In fact, I have just added those connections to the programmer too, but thus far was not able to detect the IC using either the Go Studio or the command nrfjprog -i.

nReset and SWO are not required. Your diagram does not show a connection to P19 pin 9; the connection from P20 pin 8 should be moved to P19 pin 9 as they are different functions (as I mentioned earlier). If you have already done that, maybe a Nordic engineer can shed some light. It is just possible it is a nRF52810-only issue which I am not aware of.

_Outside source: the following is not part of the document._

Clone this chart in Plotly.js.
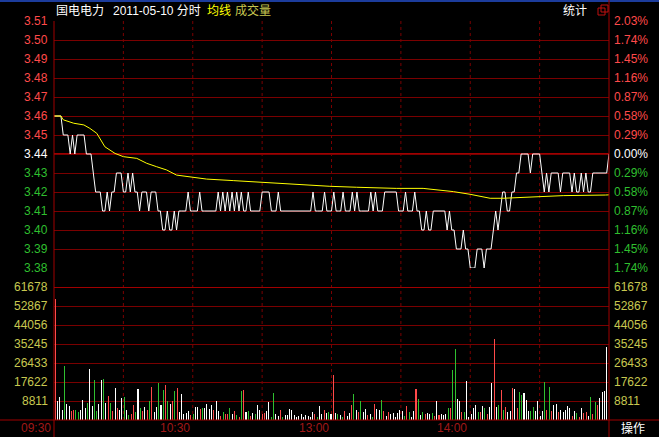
<!DOCTYPE html>
<html><head><meta charset="utf-8">
<script src="https://cdn.plot.ly/plotly-3.0.1.min.js"></script>
<style>html,body{margin:0;padding:0;background:#000;overflow:hidden}#chart{width:659px;height:437px}</style>
</head><body><div id="chart"></div>
<script>
// ---- data ----
const prevClose = 3.44;
const price = [
3.46,3.46,3.46,3.46,3.45,3.45,3.45,3.44,3.45,3.44,
3.45,3.45,3.45,3.45,3.44,3.44,3.44,3.43,3.42,3.42,
3.42,3.41,3.41,3.42,3.41,3.42,3.42,3.43,3.43,3.43,
3.42,3.42,3.43,3.42,3.43,3.42,3.42,3.41,3.42,3.42,
3.42,3.41,3.42,3.42,3.42,3.41,3.41,3.40,3.40,3.41,
3.40,3.40,3.41,3.40,3.41,3.41,3.41,3.41,3.42,3.41,
3.41,3.41,3.41,3.42,3.41,3.41,3.41,3.41,3.41,3.41,
3.41,3.42,3.41,3.42,3.41,3.42,3.41,3.42,3.41,3.42,
3.41,3.42,3.41,3.41,3.42,3.41,3.41,3.41,3.41,3.41,
3.42,3.42,3.42,3.42,3.41,3.41,3.41,3.42,3.41,3.41,
3.41,3.41,3.41,3.41,3.41,3.41,3.41,3.41,3.41,3.41,
3.41,3.41,3.42,3.41,3.41,3.41,3.41,3.42,3.41,3.41,
3.41,3.42,3.41,3.41,3.41,3.42,3.41,3.41,3.41,3.42,
3.41,3.42,3.41,3.41,3.41,3.41,3.41,3.42,3.41,3.42,
3.41,3.41,3.41,3.42,3.42,3.42,3.42,3.42,3.42,3.41,
3.41,3.41,3.42,3.41,3.41,3.41,3.42,3.41,3.41,3.40,
3.40,3.41,3.40,3.40,3.41,3.41,3.41,3.41,3.41,3.41,
3.40,3.41,3.40,3.40,3.39,3.39,3.39,3.40,3.39,3.39,
3.38,3.38,3.38,3.39,3.39,3.39,3.38,3.39,3.39,3.39,
3.40,3.41,3.40,3.41,3.42,3.42,3.41,3.41,3.42,3.42,
3.43,3.43,3.44,3.44,3.44,3.44,3.43,3.44,3.44,3.44,
3.44,3.43,3.42,3.43,3.42,3.43,3.43,3.43,3.43,3.42,
3.43,3.43,3.43,3.43,3.42,3.43,3.42,3.42,3.43,3.42,
3.43,3.42,3.42,3.43,3.43,3.43,3.43,3.43,3.43,3.43,
3.44];
const avgMinute = [0,3,4,8.5,12.9,15.5,18.5,22,26.4,30,35.8,40.1,44.4,48.7,53,58.8,66,77.5,89,99.2,110.7,119.3,130.9,148,159.6,172.7,179.9,188.6,194.2,200,208.7,220.2,238.4,240];
const avgPrice  = [3.46,3.46,3.458,3.4562,3.4553,3.4535,3.4509,3.4438,3.4403,3.4386,3.4377,3.4351,3.4333,3.4316,3.4289,3.4281,3.4268,3.4260,3.4251,3.4242,3.4233,3.4230,3.4225,3.4219,3.4219,3.4202,3.4188,3.4167,3.4167,3.4170,3.4175,3.4181,3.4184,3.4185];
const volume = [
56000,8800,10700,4600,25000,7400,6600,4300,4600,4600,
3900,4600,9300,5400,7700,23700,6500,18500,4300,7400,
18500,19000,8000,11100,7700,4300,14800,5700,4600,10000,
10800,4600,2300,2800,7000,3900,14400,5700,4300,6200,
4600,8800,15500,3700,6200,17300,7000,13900,16200,8800,
7400,8800,13600,15000,3600,12100,3000,3100,4200,2300,
2800,6200,6200,5100,5700,5400,7400,5100,7000,4600,
8800,4200,1900,3600,2800,2800,5700,2800,4200,2300,
1500,13600,13900,3700,4300,1900,3100,2800,7000,4600,
2800,3100,4200,8200,1500,12400,2600,2000,4600,1500,
2300,2300,5100,4600,2300,1500,2000,2800,1200,2300,
2000,1500,3600,2800,1500,6500,2800,4600,3100,3600,
2600,20900,3100,2600,2300,1500,4300,2000,3100,7000,
12100,4600,3600,8800,3600,5100,2300,2600,1500,7400,
5100,4600,9300,4200,2000,3600,2800,3100,1500,3100,
4600,4300,2000,6500,3600,1500,4200,14400,9700,2300,
3600,2600,3100,2600,3100,2000,8800,2300,2800,2300,
2600,5700,5400,23200,32900,9700,8800,3600,3600,18100,
1500,3000,5700,7000,3600,3900,6500,5700,2600,6200,
17000,37600,6200,7000,13900,4600,6200,3600,4300,15000,
14400,5700,12800,11600,12400,9300,4200,4200,6200,4200,
8800,2000,4200,17500,4600,15500,4200,7000,7300,3600,
4600,3600,4600,6500,5400,2000,4300,3100,1500,5400,
3100,3900,2000,10800,2600,8200,7000,10000,12800,13400,
33700];
const volDir = (
"rwwwgwwrrg"+"gwwwgwwggw"+"wgwrgrwrww"+"gwgrrgwgrw"+"rgrwwgwgrg"+
"wrgrwwwwwr"+"gwwrgwwwwr"+"wwrgrrgwrg"+"rgrwgrwgww"+"rrwwggwwrg"+
"wwwwwwwwww"+"wwwrgwwrwg"+"wrwgwgrwwr"+"gwrgwwrwgr"+"wwgrwrwwww"+
"wwgrgwwrgw"+"grwwgrwrww"+"wgrggwwrgw"+"wwwwgrwgrw"+"wrwgrgrwwr"+
"wrggwwwggw"+"wwwgrgrwwr"+"wwwwwrwgrw"+"rrwgrgrwww"+"w").split("");
const priceTicks = [3.51,3.50,3.49,3.48,3.47,3.46,3.45,3.44,3.43,3.42,3.41,3.40,3.39,3.38];
const pctLabels = ["2.03%","1.74%","1.45%","1.16%","0.87%","0.58%","0.29%","0.00%","0.29%","0.58%","0.87%","1.16%","1.45%","1.74%"];
const volTicks = [61678,52867,44056,35245,26433,17622,8811];
const timeLabels = ["09:30","10:30","13:00","14:00"];
const timeMinute = [0,60,120,180];
const gridMinute = [30,60,90,120,150,180,210];

// ---- style ----
const FONT = "Liberation Sans, Arial, Noto Sans CJK SC, sans-serif";
const GRID = "#7a0000";
const L = 54, R = 609, T = 21, B = 420, W = 659, H = 437;
const px = x => (x - L) / (R - L);
const py = y => (B - y) / (B - T);
const dirColor = {r:"#ff4a4a", g:"#2fbf2f", w:"#ffffff"};

const minutes = price.map((_, i) => i);
const traces = [
  {x: minutes, y: price, type:"scatter", mode:"lines", line:{color:"#ffffff", width:1}, xaxis:"x", yaxis:"y", hoverinfo:"skip"},
  {x: avgMinute, y: avgPrice, type:"scatter", mode:"lines", line:{color:"#ffff00", width:1}, xaxis:"x", yaxis:"y", hoverinfo:"skip"},
  {x: volume.map((_, i) => i), y: volume, type:"bar", width:0.45, marker:{color: volDir.map(d => dirColor[d]), line:{width:0}}, xaxis:"x2", yaxis:"y2", hoverinfo:"skip"}
];

const annotations = [];
priceTicks.forEach((v, k) => {
  const c = v > prevClose + 1e-9 ? "#ff4a4a" : (v < prevClose - 1e-9 ? "#2fbf2f" : "#ffffff");
  annotations.push({xref:"paper", yref:"y", x:px(50), y:v, xanchor:"right", yanchor:"middle", text:v.toFixed(2), showarrow:false, font:{family:FONT, size:12, color:c}});
  annotations.push({xref:"paper", yref:"y", x:px(612), y:v, xanchor:"left", yanchor:"middle", text:pctLabels[k], showarrow:false, font:{family:FONT, size:12, color:c}});
});
volTicks.forEach(v => {
  annotations.push({xref:"paper", yref:"y2", x:px(50), y:v, xanchor:"right", yanchor:"middle", text:String(v), showarrow:false, font:{family:FONT, size:12, color:"#c8c850"}});
  annotations.push({xref:"paper", yref:"y2", x:px(612), y:v, xanchor:"left", yanchor:"middle", text:String(v), showarrow:false, font:{family:FONT, size:12, color:"#c8c850"}});
});
timeLabels.forEach((t, k) => {
  annotations.push({xref:"x", yref:"paper", x:timeMinute[k], y:py(428), xanchor:"right", yanchor:"middle", xshift:-1, text:t, showarrow:false, font:{family:FONT, size:12, color:"#a01818"}});
});
annotations.push({xref:"paper", yref:"paper", x:px(619), y:py(428), xanchor:"left", yanchor:"middle", text:"操作", showarrow:false, font:{family:FONT, size:12, color:"#ffffff"}});
annotations.push({xref:"paper", yref:"paper", x:px(54), y:py(11), xanchor:"left", yanchor:"middle", text:"国电电力", showarrow:false, font:{family:FONT, size:12, color:"#ffffff"}});
annotations.push({xref:"paper", yref:"paper", x:px(111), y:py(11), xanchor:"left", yanchor:"middle", text:"2011-05-10 分时", showarrow:false, font:{family:FONT, size:12, color:"#ffffff"}});
annotations.push({xref:"paper", yref:"paper", x:px(205), y:py(11), xanchor:"left", yanchor:"middle", text:"均线", showarrow:false, font:{family:FONT, size:12, color:"#ffff00"}});
annotations.push({xref:"paper", yref:"paper", x:px(233), y:py(11), xanchor:"left", yanchor:"middle", text:"成交量", showarrow:false, font:{family:FONT, size:12, color:"#c8c850"}});
annotations.push({xref:"paper", yref:"paper", x:px(561), y:py(11), xanchor:"left", yanchor:"middle", text:"统计", showarrow:false, font:{family:FONT, size:12, color:"#ffffff"}});

const shapes = [];
// top blue line
shapes.push({type:"rect", xref:"paper", yref:"paper", x0:px(0), x1:px(W), y0:py(0), y1:py(2), fillcolor:"#1c3c9c", line:{width:0}, layer:"above"});
// vertical dotted time lines
gridMinute.forEach(m => {
  shapes.push({type:"line", xref:"x", yref:"paper", x0:m, x1:m, y0:0, y1:1, line:{color:GRID, width:1, dash:"dot"}, layer:"below"});
});
// prev close line
shapes.push({type:"line", xref:"paper", yref:"y", x0:0, x1:1, y0:prevClose, y1:prevClose, line:{color:"#a00000", width:2}, layer:"below"});
// volume top line
shapes.push({type:"line", xref:"paper", yref:"y2", x0:0, x1:1, y0:volTicks[0], y1:volTicks[0], line:{color:"#a00000", width:2}, layer:"below"});
// borders
shapes.push({type:"line", xref:"paper", yref:"paper", x0:px(54), x1:px(54), y0:py(21), y1:py(H), line:{color:"#a00000", width:1}});
shapes.push({type:"line", xref:"paper", yref:"paper", x0:px(609), x1:px(609), y0:py(0), y1:py(H), line:{color:"#a00000", width:1}});
shapes.push({type:"line", xref:"paper", yref:"paper", x0:px(0), x1:px(W), y0:py(420), y1:py(420), line:{color:"#a00000", width:1}});
// window icon next to 统计
shapes.push({type:"rect", xref:"paper", yref:"paper", x0:px(598), x1:px(605), y0:py(15), y1:py(8), line:{color:"#c01010", width:1}});
shapes.push({type:"rect", xref:"paper", yref:"paper", x0:px(601), x1:px(608), y0:py(12), y1:py(5), line:{color:"#c01010", width:1}});

const layout = {
  width: W, height: H,
  margin: {l: L, r: W - R, t: T, b: H - B, pad: 0},
  paper_bgcolor: "#000000", plot_bgcolor: "#000000",
  showlegend: false,
  xaxis: {domain:[0,1], range:[0,240], showgrid:false, zeroline:false, showticklabels:false, ticks:"", anchor:"y"},
  xaxis2: {domain:[0,1], range:[-0.566,241], showgrid:false, zeroline:false, showticklabels:false, ticks:"", anchor:"y2"},
  yaxis: {domain:[(B-268)/(B-T),1], range:[3.38,3.51], tickvals:priceTicks, showticklabels:false, ticks:"", gridcolor:GRID, gridwidth:1, zeroline:false},
  yaxis2: {domain:[0,(B-287)/(B-T)], range:[0,61678], tickvals:volTicks, showticklabels:false, ticks:"", gridcolor:GRID, gridwidth:1, zeroline:false},
  bargap: 0,
  annotations: annotations,
  shapes: shapes
};
Plotly.newPlot("chart", traces, layout, {displayModeBar:false, staticPlot:true});
</script>
</body></html>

Sorry for the late message.

I already had the connection when I tested the P19 header for pin 9, however it still did not do trick. I soldered a second board and got the same issue, which means that there is something wrong either with my connections which I am currently in the process of revising them or I am missing some form of initial configuration that I must first do.

I also used the J-link commander to check the SWD connections by switching between the target device of NRF52810_XXAA and NRF52832_XXAA and got the same ID representing the nRF52 DK board.

Hi,

Based on this discussion and the drawing from this post it seems that you have connected the debug interface correctly. In what way do things fail when you try to program/debug the external board with this setup?

Braino said:

I also used the J-link commander to check the SWD connections by switching between the target device of NRF52810_XXAA and NRF52832_XXAA and got the same ID representing the nRF52 DK board.

You will always get the ID representing the nRF52 DK board since this is the ID of the onboard debugger. So it will be the same regardless of if you are debugging the onboard nRF or an external nRF via the debug out port.